POR DAN BILEFSKY
OUTUBRO 5, 2017
Quando alunos do ensino médio da Turquia chegaram para o início do novo semestre, Charles Darwin era notável por sua ausência nas aulas de biologia.
Nas aulas de religião do ensino infantil, os professores ensinam o significado não violento da palavra jihad (“lutar”) como “amor pela pátria”.
E, talvez mais significativo num país onde se vê por toda parte a imagem de Mustafa Kemal Ataturk, criador do estado turco moderno e secular em 1923, as referências ao “pai dos turcos” estão passando por uma relativização nas escolas.

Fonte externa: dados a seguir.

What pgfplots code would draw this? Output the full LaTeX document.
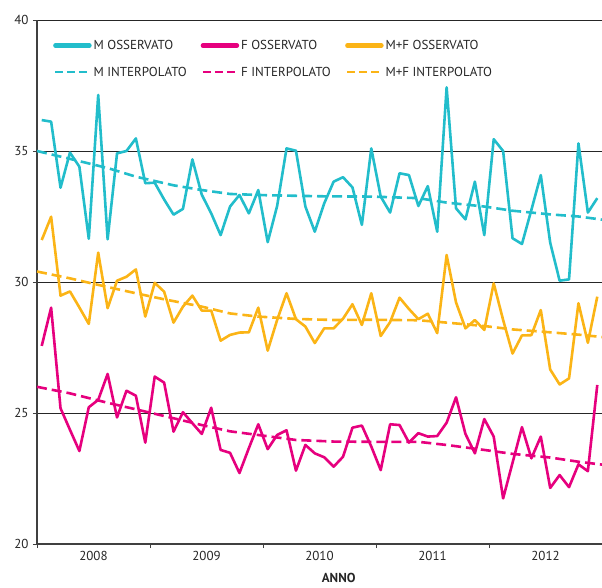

Num país de maioria muçulmana que há muito vive uma polarização entre a massa religiosa e uma elite secular minoritária, os críticos dizem que a reforma de mais de 170 tópicos do currículo escolar promovida pelo governo do presidente Recep Tayyip Erdogan representou um ataque frontal à já frágil tradição de secularismo do país.
As mudanças ocorrem num momento tenso para as relações entre a Turquia e seus aliados do Ocidente após a repressão de Erdogan contra seus opositores na sequência da tentativa fracassada de golpe militar no ano passado, episódio que o novo currículo descreve como “lendário, histórico”.
“Não é nada menos que uma revolução para alterar o ensino público e garantir que uma visão de mundo conservadora e religiosa prevaleça”, disse Soner Cagaptay, diretor do Programa Turco de Pesquisa do Instituto Washington de Políticas para o Oriente Próximo.
Políticos de todos as matizes criticaram as mudanças. O sistema de ensino turco, que há muito oferece ensino secular, passou a ser alvo do escrutínio do governo após a tentativa de golpe de 15 de julho de 2016, culminando na demissão de mais de 33 mil professores e o fechamento de muitas escolas. Ao mesmo tempo, o partido da situação, Partido da Justiça e do Desenvolvimento, de inspiração islâmica, ampliou significativamente o número de escolas religiosas, conhecidas como escolas imam hatip, e promoveu o objetivo de Erdogan de criar uma geração de turcos “fiéis”.
O ministro da educação, Ismet Yilmaz, elogiou a reforma do currículo nacional como correção nacional que enfatiza uma educação com base em valores. A biologia evolucionária, insistiu ele, é complexa demais para o entendimento no ensino médio, e será oferecida no nível universitário.
O instituto de pesquisa Impact-se, de Jerusalém, analisou 117 livros didáticos na Turquia e informou no ano passado que o currículo turco incluía temas como direitos humanos, e estava aberto à evolução, igualdade de gênero, proteção do meio ambiente e aceitação de diferentes estilos de vida. “Os alunos das escolas turcas são, atualmente, ensinados a valorizar a civilização ocidental”, dizia o relatório.
Mas Hay Eytan Cohen Yanarocak, autor do relatório, disse que as novas reformas mostram que a “Turquia mudou de direção e não é mais necessariamente um estado ocidental”.